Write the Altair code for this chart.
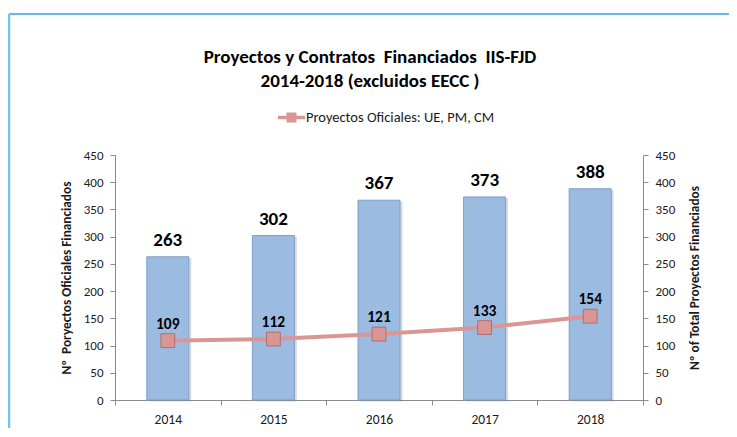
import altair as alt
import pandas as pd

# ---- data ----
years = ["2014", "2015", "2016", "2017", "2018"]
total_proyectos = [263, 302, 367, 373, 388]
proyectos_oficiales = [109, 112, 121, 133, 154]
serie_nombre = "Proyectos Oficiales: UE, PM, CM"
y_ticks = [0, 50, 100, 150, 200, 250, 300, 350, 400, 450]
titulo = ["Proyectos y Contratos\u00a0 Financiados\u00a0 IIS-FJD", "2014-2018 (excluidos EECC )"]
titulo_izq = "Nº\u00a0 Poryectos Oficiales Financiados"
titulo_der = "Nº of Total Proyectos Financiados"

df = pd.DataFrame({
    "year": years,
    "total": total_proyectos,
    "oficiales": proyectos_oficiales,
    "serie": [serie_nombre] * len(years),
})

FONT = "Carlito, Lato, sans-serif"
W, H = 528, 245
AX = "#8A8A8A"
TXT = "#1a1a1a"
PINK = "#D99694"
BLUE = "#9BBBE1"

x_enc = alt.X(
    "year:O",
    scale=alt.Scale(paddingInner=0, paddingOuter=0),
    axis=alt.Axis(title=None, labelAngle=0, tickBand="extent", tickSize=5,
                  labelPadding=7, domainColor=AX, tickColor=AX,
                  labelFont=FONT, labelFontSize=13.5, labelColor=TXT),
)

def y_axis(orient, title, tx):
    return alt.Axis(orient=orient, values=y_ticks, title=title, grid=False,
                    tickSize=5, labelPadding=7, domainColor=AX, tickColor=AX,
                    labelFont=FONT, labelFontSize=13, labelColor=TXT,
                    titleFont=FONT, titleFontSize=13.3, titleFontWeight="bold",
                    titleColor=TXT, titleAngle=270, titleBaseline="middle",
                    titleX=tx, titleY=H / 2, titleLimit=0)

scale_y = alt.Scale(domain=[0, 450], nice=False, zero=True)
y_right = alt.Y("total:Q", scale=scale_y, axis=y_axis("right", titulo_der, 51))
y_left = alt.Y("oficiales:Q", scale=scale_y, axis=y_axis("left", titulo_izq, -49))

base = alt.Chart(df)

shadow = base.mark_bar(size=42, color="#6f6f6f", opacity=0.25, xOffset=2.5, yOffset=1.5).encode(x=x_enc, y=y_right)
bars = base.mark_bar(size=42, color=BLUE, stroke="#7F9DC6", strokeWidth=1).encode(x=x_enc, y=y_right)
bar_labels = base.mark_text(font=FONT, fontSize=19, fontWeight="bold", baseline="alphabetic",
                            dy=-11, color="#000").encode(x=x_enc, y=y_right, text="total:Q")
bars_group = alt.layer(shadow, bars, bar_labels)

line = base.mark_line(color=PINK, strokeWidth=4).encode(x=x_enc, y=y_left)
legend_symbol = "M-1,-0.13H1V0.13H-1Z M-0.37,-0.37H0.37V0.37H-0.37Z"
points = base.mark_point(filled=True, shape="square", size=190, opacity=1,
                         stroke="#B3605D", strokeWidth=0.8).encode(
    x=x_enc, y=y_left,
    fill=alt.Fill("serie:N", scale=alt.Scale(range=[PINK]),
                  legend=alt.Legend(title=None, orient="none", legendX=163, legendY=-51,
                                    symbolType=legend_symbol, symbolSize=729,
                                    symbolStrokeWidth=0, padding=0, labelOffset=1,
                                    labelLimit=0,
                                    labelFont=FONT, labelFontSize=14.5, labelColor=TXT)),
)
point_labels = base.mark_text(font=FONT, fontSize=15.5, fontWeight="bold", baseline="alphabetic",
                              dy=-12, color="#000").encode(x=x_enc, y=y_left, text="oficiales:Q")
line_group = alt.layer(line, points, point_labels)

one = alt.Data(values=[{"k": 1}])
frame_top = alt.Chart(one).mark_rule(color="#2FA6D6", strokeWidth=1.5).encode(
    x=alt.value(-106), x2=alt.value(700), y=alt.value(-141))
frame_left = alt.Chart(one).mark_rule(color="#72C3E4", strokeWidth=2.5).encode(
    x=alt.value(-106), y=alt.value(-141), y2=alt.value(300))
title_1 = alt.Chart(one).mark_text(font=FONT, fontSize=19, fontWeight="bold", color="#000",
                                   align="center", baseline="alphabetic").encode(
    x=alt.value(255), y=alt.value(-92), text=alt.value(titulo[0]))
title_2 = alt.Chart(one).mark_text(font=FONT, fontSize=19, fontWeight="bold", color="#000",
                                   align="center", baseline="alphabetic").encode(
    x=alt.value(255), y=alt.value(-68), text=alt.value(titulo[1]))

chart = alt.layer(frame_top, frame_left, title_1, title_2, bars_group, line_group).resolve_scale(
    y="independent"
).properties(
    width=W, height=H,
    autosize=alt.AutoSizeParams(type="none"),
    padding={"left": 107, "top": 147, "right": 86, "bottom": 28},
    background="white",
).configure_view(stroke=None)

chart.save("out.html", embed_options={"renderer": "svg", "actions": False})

========

■ **Directions for this task**: Each line above is to be copied verbatim. Drop any image from the copy.

■ **Answer to the problem**:
Write the Altair code for this chart.
import altair as alt
import pandas as pd

# ---- data ----
years = ["2014", "2015", "2016", "2017", "2018"]
total_proyectos = [263, 302, 367, 373, 388]
proyectos_oficiales = [109, 112, 121, 133, 154]
serie_nombre = "Proyectos Oficiales: UE, PM, CM"
y_ticks = [0, 50, 100, 150, 200, 250, 300, 350, 400, 450]
titulo = ["Proyectos y Contratos\u00a0 Financiados\u00a0 IIS-FJD", "2014-2018 (excluidos EECC )"]
titulo_izq = "Nº\u00a0 Poryectos Oficiales Financiados"
titulo_der = "Nº of Total Proyectos Financiados"

df = pd.DataFrame({
    "year": years,
    "total": total_proyectos,
    "oficiales": proyectos_oficiales,
    "serie": [serie_nombre] * len(years),
})

FONT = "Carlito, Lato, sans-serif"
W, H = 528, 245
AX = "#8A8A8A"
TXT = "#1a1a1a"
PINK = "#D99694"
BLUE = "#9BBBE1"

x_enc = alt.X(
    "year:O",
    scale=alt.Scale(paddingInner=0, paddingOuter=0),
    axis=alt.Axis(title=None, labelAngle=0, tickBand="extent", tickSize=5,
                  labelPadding=7, domainColor=AX, tickColor=AX,
                  labelFont=FONT, labelFontSize=13.5, labelColor=TXT),
)

def y_axis(orient, title, tx):
    return alt.Axis(orient=orient, values=y_ticks, title=title, grid=False,
                    tickSize=5, labelPadding=7, domainColor=AX, tickColor=AX,
                    labelFont=FONT, labelFontSize=13, labelColor=TXT,
                    titleFont=FONT, titleFontSize=13.3, titleFontWeight="bold",
                    titleColor=TXT, titleAngle=270, titleBaseline="middle",
                    titleX=tx, titleY=H / 2, titleLimit=0)

scale_y = alt.Scale(domain=[0, 450], nice=False, zero=True)
y_right = alt.Y("total:Q", scale=scale_y, axis=y_axis("right", titulo_der, 51))
y_left = alt.Y("oficiales:Q", scale=scale_y, axis=y_axis("left", titulo_izq, -49))

base = alt.Chart(df)

shadow = base.mark_bar(size=42, color="#6f6f6f", opacity=0.25, xOffset=2.5, yOffset=1.5).encode(x=x_enc, y=y_right)
bars = base.mark_bar(size=42, color=BLUE, stroke="#7F9DC6", strokeWidth=1).encode(x=x_enc, y=y_right)
bar_labels = base.mark_text(font=FONT, fontSize=19, fontWeight="bold", baseline="alphabetic",
                            dy=-11, color="#000").encode(x=x_enc, y=y_right, text="total:Q")
bars_group = alt.layer(shadow, bars, bar_labels)

line = base.mark_line(color=PINK, strokeWidth=4).encode(x=x_enc, y=y_left)
legend_symbol = "M-1,-0.13H1V0.13H-1Z M-0.37,-0.37H0.37V0.37H-0.37Z"
points = base.mark_point(filled=True, shape="square", size=190, opacity=1,
                         stroke="#B3605D", strokeWidth=0.8).encode(
    x=x_enc, y=y_left,
    fill=alt.Fill("serie:N", scale=alt.Scale(range=[PINK]),
                  legend=alt.Legend(title=None, orient="none", legendX=163, legendY=-51,
                                    symbolType=legend_symbol, symbolSize=729,
                                    symbolStrokeWidth=0, padding=0, labelOffset=1,
                                    labelLimit=0,
                                    labelFont=FONT, labelFontSize=14.5, labelColor=TXT)),
)
point_labels = base.mark_text(font=FONT, fontSize=15.5, fontWeight="bold", baseline="alphabetic",
                              dy=-12, color="#000").encode(x=x_enc, y=y_left, text="oficiales:Q")
line_group = alt.layer(line, points, point_labels)

one = alt.Data(values=[{"k": 1}])
frame_top = alt.Chart(one).mark_rule(color="#2FA6D6", strokeWidth=1.5).encode(
    x=alt.value(-106), x2=alt.value(700), y=alt.value(-141))
frame_left = alt.Chart(one).mark_rule(color="#72C3E4", strokeWidth=2.5).encode(
    x=alt.value(-106), y=alt.value(-141), y2=alt.value(300))
title_1 = alt.Chart(one).mark_text(font=FONT, fontSize=19, fontWeight="bold", color="#000",
                                   align="center", baseline="alphabetic").encode(
    x=alt.value(255), y=alt.value(-92), text=alt.value(titulo[0]))
title_2 = alt.Chart(one).mark_text(font=FONT, fontSize=19, fontWeight="bold", color="#000",
                                   align="center", baseline="alphabetic").encode(
    x=alt.value(255), y=alt.value(-68), text=alt.value(titulo[1]))

chart = alt.layer(frame_top, frame_left, title_1, title_2, bars_group, line_group).resolve_scale(
    y="independent"
).properties(
    width=W, height=H,
    autosize=alt.AutoSizeParams(type="none"),
    padding={"left": 107, "top": 147, "right": 86, "bottom": 28},
    background="white",
).configure_view(stroke=None)

chart.save("out.html", embed_options={"renderer": "svg", "actions": False})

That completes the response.